If our historians have been thus mistaken with regard to the manufactures of Britain, it will not appear surprizing that they should fall into similar mistakes in regard to the manufactures of Ireland. It is generally believed that the woollen manufacture was introduced into this last country at no very distant period, and we find the first dawnings of it marked under the year 1376, in Anderson's History of Commerce. But that woollen cloth was manufactured in that country a long time before that period, is evident, from the following curious anecdote preserved by Madox. Hist. Exch. p. 381.

In the reign of Henry III. (i. e. between 1216 and 1272,) Walter Bloweberme accused Haman le Starre of a robbery, &c. whereof the said Haman had for his share two coats, viz. one Irish cloth, &c. Irish cloth was therefore known in England at this period, which is at least one hundred years prior to that mentioned in the History of Commerce.

Although it is still doubtful whether the poems attributed to Rowley, a priest in the Reign of Edward IV. are spurious or not; yet, as there has not yet appeared any irrefragable proofs that they are not genuine, I shall take notice of a few circumstances that occur in them relating to this subject, as deserving some degree of attention.

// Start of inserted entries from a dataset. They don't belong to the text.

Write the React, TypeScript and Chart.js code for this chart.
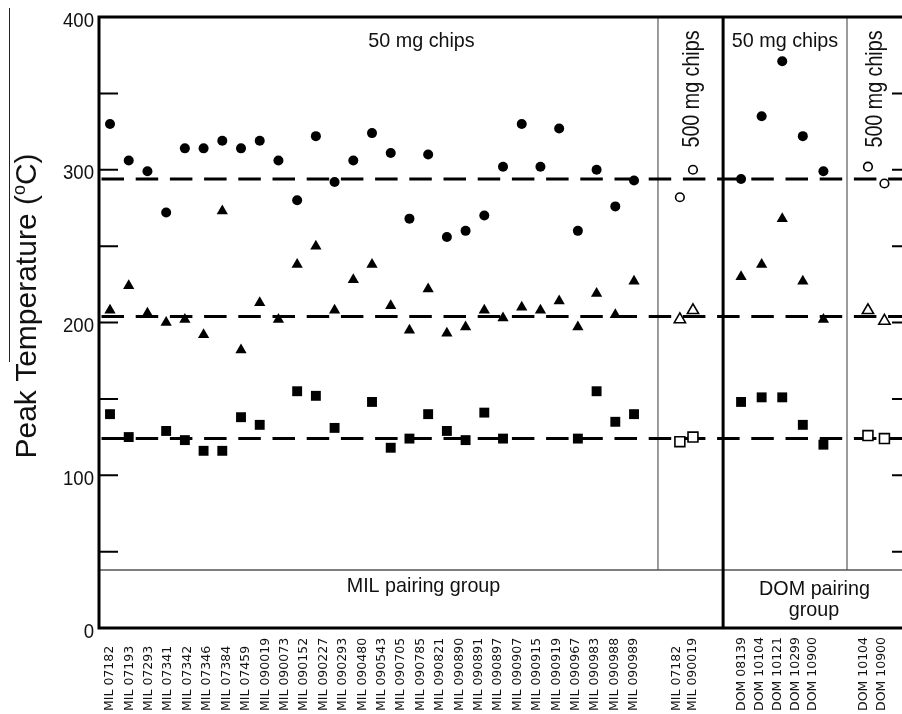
import React, { useEffect, useRef } from "react";
import { Chart, registerables } from "chart.js";

Chart.register(...registerables);

// ---------------- DATA ----------------
const milLabels = [
  "MIL 07182", "MIL 07193", "MIL 07293", "MIL 07341", "MIL 07342", "MIL 07346", "MIL 07384",
  "MIL 07459", "MIL 090019", "MIL 090073", "MIL 090152", "MIL 090227", "MIL 090293", "MIL 090480",
  "MIL 090543", "MIL 090705", "MIL 090785", "MIL 090821", "MIL 090890", "MIL 090891", "MIL 090897",
  "MIL 090907", "MIL 090915", "MIL 090919", "MIL 090967", "MIL 090983", "MIL 090988", "MIL 090989",
];
const mil500Labels = ["MIL 07182", "MIL 090019"];
const domLabels = ["DOM 08139", "DOM 10104", "DOM 10121", "DOM 10299", "DOM 10900"];
const dom500Labels = ["DOM 10104", "DOM 10900"];

// Peak temperatures (°C), MIL 50 mg chips (29 plotted columns)
const milCircle = [330, 306, 299, 272, 314, 314, 319, 314, 319, 306, 280, 322, 292, 306, 324, 311, 268, 310, 256, 260, 270, 302, 330, 302, 327, 260, 300, 276, 293];
const milTriangle = [208, 224, 206, 200, 202, 192, 273, 182, 213, 202, 238, 250, 208, 228, 238, 211, 195, 222, 193, 197, 208, 203, 210, 208, 214, 197, 219, 205, 227];
const milSquare = [140, 125, null, 129, 123, 116, 116, 138, 133, null, 155, 152, 131, null, 148, 118, 124, 140, 129, 123, 141, 124, null, null, null, 124, 155, 135, 140];
// MIL 500 mg chips
const mil500Circle = [282, 300];
const mil500Triangle = [202, 208];
const mil500Square = [122, 125];
// DOM 50 mg chips
const domCircle = [294, 335, 371, 322, 299];
const domTriangle = [230, 238, 268, 227, 202];
const domSquare = [148, 151, 151, 133, 120];
// DOM 500 mg chips
const dom500Circle = [302, 291];
const dom500Triangle = [208, 201];
const dom500Square = [126, 124];
// Dashed reference levels
const meanLines = [294, 204, 124];
const yTickLabels = [0, 100, 200, 300, 400];
const yMinorTicks = [50, 100, 150, 200, 250, 300, 350];

// ---------------- LAYOUT ----------------
const X_MIN = -0.588;
const X_MAX = 42.8;
const CANVAS_W = 920;
const CANVAS_H = 714;
const G = {
  mil: { pStart: 0, pStep: 1, lStart: 0, lStep: 28 / 27 },
  mil500: { pStart: 30.45, pStep: 0.7, lStart: 30.3, lStep: 0.85 },
  dom: { pStart: 33.72, pStep: 1.1, lStart: 33.77, lStep: 0.95 },
  dom500: { pStart: 40.5, pStep: 0.88, lStart: 40.25, lStep: 1.0 },
};
const DIV_THIN_1 = 29.28;
const DIV_THICK = 32.76;
const DIV_THIN_2 = 39.38;
const BAND_TOP = 38;

const pts = (vals: (number | null)[], g: { pStart: number; pStep: number }) =>
  vals
    .map((v, i) => (v == null ? null : { x: g.pStart + i * g.pStep, y: v }))
    .filter((p) => p !== null) as { x: number; y: number }[];

const filled = (label: string, data: any[], style: string, r: number) => ({
  type: "scatter" as const,
  label,
  data,
  pointStyle: style,
  pointRadius: r,
  pointHoverRadius: r,
  backgroundColor: "#000",
  borderColor: "#000",
  borderWidth: 0,
  clip: false as any,
});
const open = (label: string, data: any[], style: string, r: number) => ({
  type: "scatter" as const,
  label,
  data,
  pointStyle: style,
  pointRadius: r,
  pointHoverRadius: r,
  backgroundColor: "#fff",
  borderColor: "#000",
  borderWidth: 1.6,
  clip: false as any,
});

const SANS = '"Liberation Sans", Arial, sans-serif';

function drawText(
  ctx: CanvasRenderingContext2D,
  s: string,
  x: number,
  y: number,
  font: string,
  align: CanvasTextAlign,
  baseline: CanvasTextBaseline,
  rotate = false,
  sx = 1
) {
  ctx.save();
  ctx.translate(x, y);
  if (rotate) ctx.rotate(-Math.PI / 2);
  ctx.scale(sx, 1);
  ctx.font = font;
  ctx.textAlign = align;
  ctx.textBaseline = baseline;
  ctx.fillStyle = "#111";
  ctx.fillText(s, 0, 0);
  ctx.restore();
}

const decor = {
  id: "decor",
  beforeDatasetsDraw(chart: any) {
    const { ctx, chartArea: a, scales } = chart;
    const xs = scales.x, ys = scales.y;
    const bandY = ys.getPixelForValue(BAND_TOP);
    ctx.save();
    ctx.strokeStyle = "#7a7a7a";
    ctx.lineWidth = 1.5;
    [DIV_THIN_1, DIV_THIN_2].forEach((v) => {
      const px = xs.getPixelForValue(v);
      ctx.beginPath();
      ctx.moveTo(px, a.top);
      ctx.lineTo(px, bandY);
      ctx.stroke();
    });
    ctx.strokeStyle = "#555";
    ctx.beginPath();
    ctx.moveTo(a.left, bandY);
    ctx.lineTo(a.right, bandY);
    ctx.stroke();
    ctx.restore();
  },
  afterDatasetsDraw(chart: any) {
    const { ctx, chartArea: a, scales } = chart;
    const xs = scales.x, ys = scales.y;
    ctx.save();
    ctx.strokeStyle = "#000";
    ctx.lineWidth = 3;
    const tx = xs.getPixelForValue(DIV_THICK);
    ctx.beginPath();
    ctx.moveTo(tx, a.top);
    ctx.lineTo(tx, a.bottom);
    ctx.stroke();
    ctx.lineWidth = 3;
    ctx.beginPath();
    ctx.rect(a.left, a.top, a.right - a.left, a.bottom - a.top);
    ctx.stroke();
    ctx.lineWidth = 2;
    yMinorTicks.forEach((v) => {
      const py = ys.getPixelForValue(v);
      ctx.beginPath();
      ctx.moveTo(a.left, py);
      ctx.lineTo(a.left + 19, py);
      ctx.moveTo(a.right, py);
      ctx.lineTo(a.right - 19, py);
      ctx.stroke();
    });
    ctx.strokeStyle = "#222";
    ctx.lineWidth = 1;
    ctx.beginPath();
    ctx.moveTo(9.5, 8);
    ctx.lineTo(9.5, 362);
    ctx.stroke();
    ctx.restore();

    yTickLabels.forEach((v) => {
      drawText(ctx, String(v), 94, ys.getPixelForValue(v) + 4, `20px ${SANS}`, "right", "middle", false, 0.93);
    });

    {
      const cy = 306;
      const bx = 36;
      const main = "Peak Temperature (";
      const tail = "C)";
      ctx.save();
      ctx.font = `30px ${SANS}`;
      const w1 = ctx.measureText(main).width;
      const w3 = ctx.measureText(tail).width;
      ctx.font = `18px ${SANS}`;
      const w2 = ctx.measureText("o").width;
      const total = w1 + w2 + w3;
      ctx.translate(bx, cy);
      ctx.rotate(-Math.PI / 2);
      ctx.fillStyle = "#111";
      ctx.textBaseline = "alphabetic";
      ctx.textAlign = "left";
      const x0 = -total / 2;
      ctx.font = `30px ${SANS}`;
      ctx.fillText(main, x0, 0);
      ctx.font = `18px ${SANS}`;
      ctx.fillText("o", x0 + w1, -11);
      ctx.font = `30px ${SANS}`;
      ctx.fillText(tail, x0 + w1 + w2, 0);
      ctx.restore();
    }

    drawText(ctx, "50 mg chips", 421.5, 47, `21px ${SANS}`, "center", "alphabetic", false, 0.94);
    drawText(ctx, "50 mg chips", 785, 47, `21px ${SANS}`, "center", "alphabetic", false, 0.94);
    drawText(ctx, "500 mg chips", 699, 89, `24px ${SANS}`, "center", "alphabetic", true, 0.82);
    drawText(ctx, "500 mg chips", 882, 89, `24px ${SANS}`, "center", "alphabetic", true, 0.82);
    drawText(ctx, "MIL pairing group", 423.5, 592, `21px ${SANS}`, "center", "alphabetic", false, 0.94);
    drawText(ctx, "DOM pairing", 814.5, 595, `21px ${SANS}`, "center", "alphabetic", false, 0.94);
    drawText(ctx, "group", 814, 616, `21px ${SANS}`, "center", "alphabetic", false, 0.94);

    const lab = (labels: string[], g: { lStart: number; lStep: number }) => {
      labels.forEach((s, i) => {
        const px = xs.getPixelForValue(g.lStart + i * g.lStep);
        drawText(ctx, s, px, 711, `12.5px "DejaVu Sans", sans-serif`, "left", "middle", true);
      });
    };
    lab(milLabels, G.mil);
    lab(mil500Labels, G.mil500);
    lab(domLabels, G.dom);
    lab(dom500Labels, G.dom500);
  },
};

export default function App() {
  const ref = useRef<HTMLCanvasElement | null>(null);
  useEffect(() => {
    if (!ref.current) return;
    const refLines = meanLines.map((v, i) => ({
      type: "line" as const,
      label: "mean" + i,
      data: [
        { x: X_MIN, y: v },
        { x: X_MAX, y: v },
      ],
      borderColor: "#000",
      borderWidth: 3,
      borderDash: [22.5, 11.7],
      borderDashOffset: -2.5,
      pointRadius: 0,
      fill: false,
      showLine: true,
    }));
    const chart = new Chart(ref.current, {
      type: "scatter",
      data: {
        datasets: [
          filled("MIL circles", pts(milCircle, G.mil), "circle", 5),
          filled("MIL triangles", pts(milTriangle, G.mil), "triangle", 6.5),
          filled("MIL squares", pts(milSquare, G.mil), "rect", 7),
          open("MIL500 circles", pts(mil500Circle, G.mil500), "circle", 4.3),
          open("MIL500 triangles", pts(mil500Triangle, G.mil500), "triangle", 6.5),
          open("MIL500 squares", pts(mil500Square, G.mil500), "rect", 7),
          filled("DOM circles", pts(domCircle, G.dom), "circle", 5),
          filled("DOM triangles", pts(domTriangle, G.dom), "triangle", 6.5),
          filled("DOM squares", pts(domSquare, G.dom), "rect", 7),
          open("DOM500 circles", pts(dom500Circle, G.dom500), "circle", 4.3),
          open("DOM500 triangles", pts(dom500Triangle, G.dom500), "triangle", 6.5),
          open("DOM500 squares", pts(dom500Square, G.dom500), "rect", 7),
          ...(refLines as any[]),
        ],
      },
      options: {
        responsive: false,
        animation: false,
        devicePixelRatio: 1,
        layout: { padding: { left: 99, top: 17, right: CANVAS_W - 911, bottom: CANVAS_H - 628 } },
        scales: {
          x: { type: "linear", min: X_MIN, max: X_MAX, display: false },
          y: { type: "linear", min: 0, max: 400, display: false },
        },
        plugins: { legend: { display: false }, tooltip: { enabled: false } },
        events: [],
      },
      plugins: [decor],
    });
    return () => chart.destroy();
  }, []);
  return (
    <div
      style={{
        position: "fixed",
        left: 0,
        top: 0,
        width: 902,
        height: 714,
        overflow: "hidden",
        background: "#fff",
      }}
    >
      <canvas ref={ref} width={CANVAS_W} height={CANVAS_H} style={{ display: "block" }} />
    </div>
  );
}
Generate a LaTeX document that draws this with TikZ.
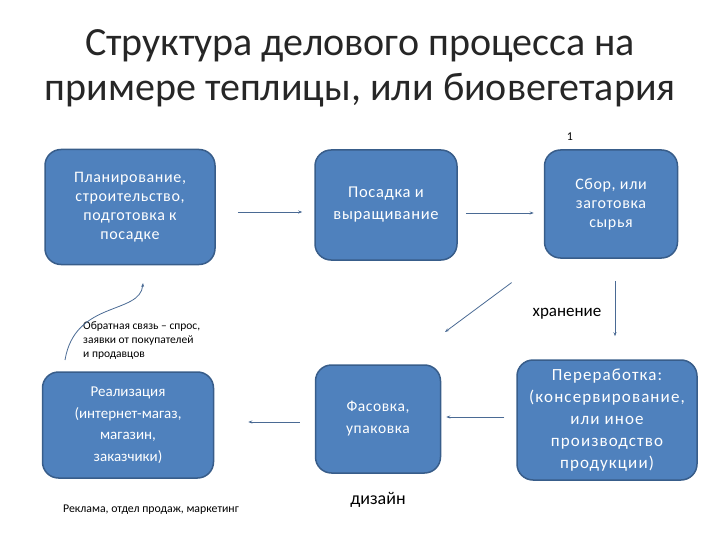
\documentclass[tikz,border=0pt]{standalone}
\usepackage{fontspec}
\setmainfont{Carlito}
\newfontfamily\spacedfont[LetterSpace=4]{Carlito}
\newfontfamily\widefont[LetterSpace=6.5]{Carlito}
\usepackage{tikz}
\usetikzlibrary{arrows.meta, positioning}

\definecolor{boxfill}{HTML}{4F81BD}
\definecolor{boxline}{HTML}{385D8A}
\definecolor{arrowline}{HTML}{4A6A94}

\begin{document}
\begin{tikzpicture}[
        x=1pt, y=-1pt,
        stage/.style={
            rectangle,
            draw=boxline,
            line width=1.5pt,
            fill=boxfill,
            rounded corners=16pt,
            inner sep=0pt,
            align=center,
            text=white,
            font=\spacedfont\fontsize{16}{19}\selectfont
        },
        note/.style={
            align=left,
            inner sep=0pt,
            font=\fontsize{11.5}{14}\selectfont
        },
        arrow/.style={-{Stealth[length=4pt, width=3pt]}, line width=0.8pt, draw=arrowline}
    ]

    \useasboundingbox (0,0) rectangle (720,540);

    % title
    \node (title) at (360,68) [align=center, text=black!85,
        font=\fontsize{40}{45}\selectfont] {Структура делового процесса на\\примере теплицы, или биовегетария};
    \node (num) at (570,137) [font=\fontsize{12}{14}\selectfont] {1};

    % stages
    \node (plan) at (130,207) [stage, minimum width=170pt, minimum height=115pt] {Планирование,\\строительство,\\подготовка к\\посадке\vphantom{p}};
    \node (grow) at (386,205) [stage, minimum width=142pt, minimum height=110pt,
        font=\spacedfont\fontsize{16.5}{22}\selectfont] {Посадка и\\выращивание};
    \node (harvest) at (611,204) [stage, minimum width=133pt, minimum height=108pt] {Сбор, или\\заготовка\\сырья};
    \node (process) at (607,420) [stage, minimum width=180pt, minimum height=120pt,
        font=\widefont\fontsize{17}{22}\selectfont] {Переработка:\\(консервирование,\\или иное\\производство\\продукции)};
    \node (pack) at (378,419) [stage, minimum width=125pt, minimum height=108pt,
        font=\spacedfont\fontsize{15.5}{22}\selectfont] {Фасовка,\\упаковка};
    \node (sale) at (128,425) [stage, minimum width=171pt, minimum height=106pt,
        font=\fontsize{15}{21.5}\selectfont] {Реализация\\(интернет-магаз,\\магазин,\\заказчики)};

    % labels
    \node (storage) at (567,314) [font=\fontsize{17}{19}\selectfont] {хранение};
    \node (feedback) at (83,341) [note, anchor=west] {Обратная связь -- спрос,\\заявки от покупателей\\и продавцов};
    \node (promo) at (151,510) [font=\fontsize{11.8}{14}\selectfont] {Реклама, отдел продаж, маркетинг};
    \node (design) at (378,500) [font=\fontsize{18}{20}\selectfont] {дизайн};

    % free ends
    \coordinate (diagEnd) at (445,332);
    \coordinate (fbStart) at (65,360);
    \coordinate (fbEnd) at (143,283);

    % connectors
    \draw [arrow, shorten <=22pt, shorten >=12pt] ([yshift=-5pt]plan.east) -- ([yshift=-5pt]plan.east -| grow.west);
    \draw [arrow, shorten <=8pt, shorten >=10pt] ([yshift=-8pt]grow.east) -- ([yshift=-8pt]grow.east -| harvest.west);
    \draw [arrow, shorten <=22pt, shorten >=23pt] ([xshift=4pt]harvest.south) -- ([xshift=4pt]harvest.south |- process.north);
    \draw [arrow, shorten <=40pt] (harvest.south west) -- (diagEnd);
    \draw [arrow, shorten <=12pt, shorten >=5pt] ([yshift=3pt]process.west) -- ([yshift=3pt]process.west -| pack.east);
    \draw [arrow, shorten <=15pt, shorten >=34pt] ([yshift=-3pt]pack.west) -- ([yshift=-3pt]pack.west -| sale.east);
    \draw [arrow] (fbStart) .. controls (75,300) and (140,315) .. (fbEnd);

\end{tikzpicture}
\end{document}
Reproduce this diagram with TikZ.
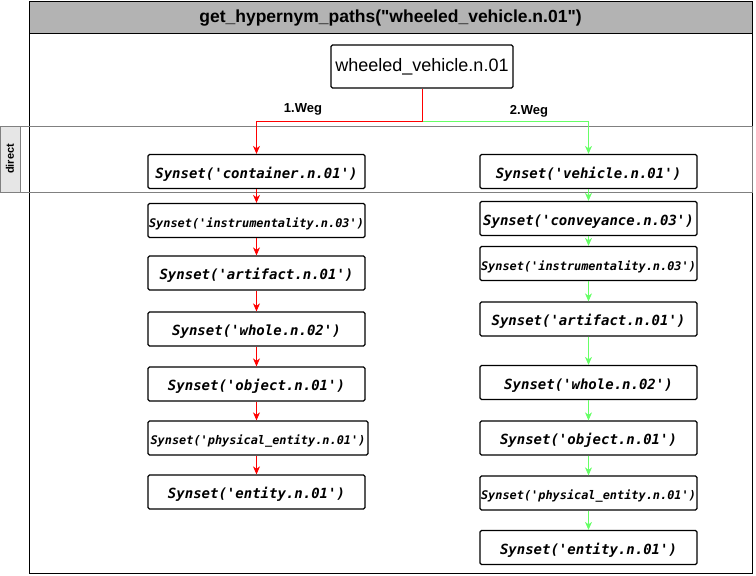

This author points out Lincoln as being a place then noted for its fine woollen manufacture: for the abbot of St. Godwin's who is represented as living in great pomp, has his dress thus described:

"His cope [cloak] was all of Lyncoln clothe so fyne, With a gold button fasten'd near his chynne;

His autremete [a loose priest's robe] was edged with golden twynne," &c.

Ballad of Charitie, 50.

In confirmation of this anecdote, it appears, from many particulars preserved in Hackluyt's collection, that about this time a very considerable trade in cloth was carried on between Boston (the port of Lincoln) and Prussia, and other places in the Baltic.